“Delivery of Medication via Metered Dose Inhalers” by Craig Smallwood for OPENPediatrics
10
October

By Adem Lewis / in , , , , , , , , , , , , /


Delivery of Medication via Metered Dose Inhalers by Craig Smallwood. A metered dose inhaler consists of a cannister,
which contains a propellant– a compressed inert gas– and a medication. An actuator that the cannister is inserted
into, and when depressed, directs a specific amount of medication through the mouthpiece. And sometimes a counter, which retains a record
of the number of cannister depressions to help gauge when a cannister should be changed for
your subject. It’s important to note that there are several
different masks and interfaces when using MDIs.
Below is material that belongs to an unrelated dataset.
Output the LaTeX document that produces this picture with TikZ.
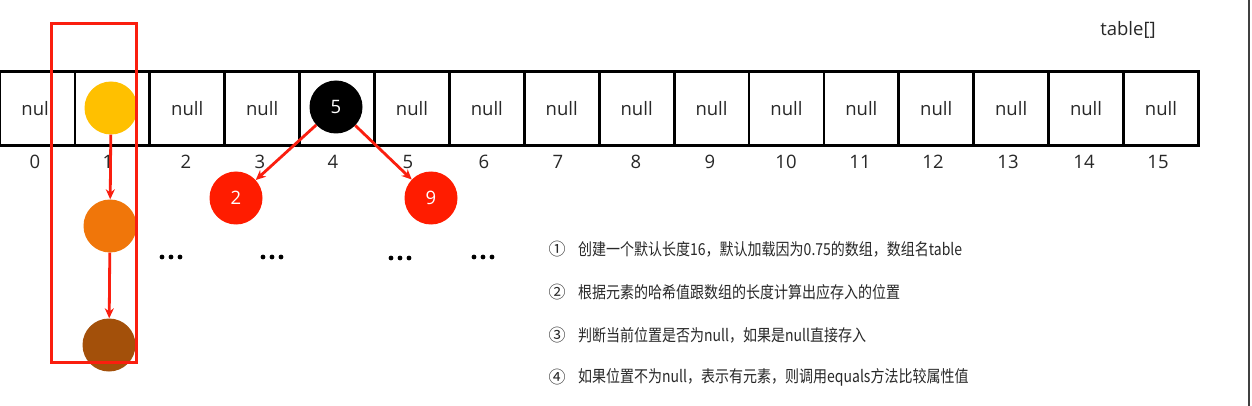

In general, it’s good practice with infant
and pediatric subjects to use an antistatic valved holding chamber or spacer, since they
may have difficulty with the coordination and control involved in using MDIs independently. A holding chamber, or spacer as commonly known,
is a device that is basically an aerosolized medication reservoir. It allows a collection of medication to be
held in a chamber, that can then be inhaled and not lost to the room during delivery. We have several different interface options. Depending on the patient’s size we have different
masks and different sized chambers. Additionally, we have spacers that are built
for endotracheal and/or tracheostomy tubes. Also, we have inline MDIs which can be used
during mechanical ventilation. I’ve selected a pediatric size chamber with
an appropriate mask for this patient. Some components of the chamber itself. The interface; an appropriate size interface
is essential to minimize leaks during use and optimize delivery of our medication. The one way inhalation valve separates the
chamber from the patient and ensures that upon inhalation, the patient draws gas through
the chamber that contains the medication. The one way exhalation valve ensures that
upon exhalation, gas is diverted through a separate channel out to the room and away
from the medication chamber. The exhalation valve helps to prevent dilution
of the medication from exhaled gases. The antistatic chamber and the MDI adapter;
the MDI adapter is where the chamber interacts with the MDI and is able to accept medication. One important thing to note when using MDIs
is to appropriately and vigorously shake the cannister before each actuation. About 30 to 40 seconds of aggressive shaking
between actuations will ensure that the highest proportion of the prescribed dose on the cannister
will be administered to your patient. Place it back into the plastic holder. Place it into our chamber, and let’s actuate
a puff here and give it to our patient. Now, it’s not essential for the patient to
synchronize breathing with the cannister actuation since we’re using a chamber that helps to
ensure the medication is delivered on demand. I’m going to shake for another 30 to 40 seconds
after that actuation before we give our second dose. I wait four to five breaths between actuations
to make sure that the patient inhales all the medication in the chamber possible.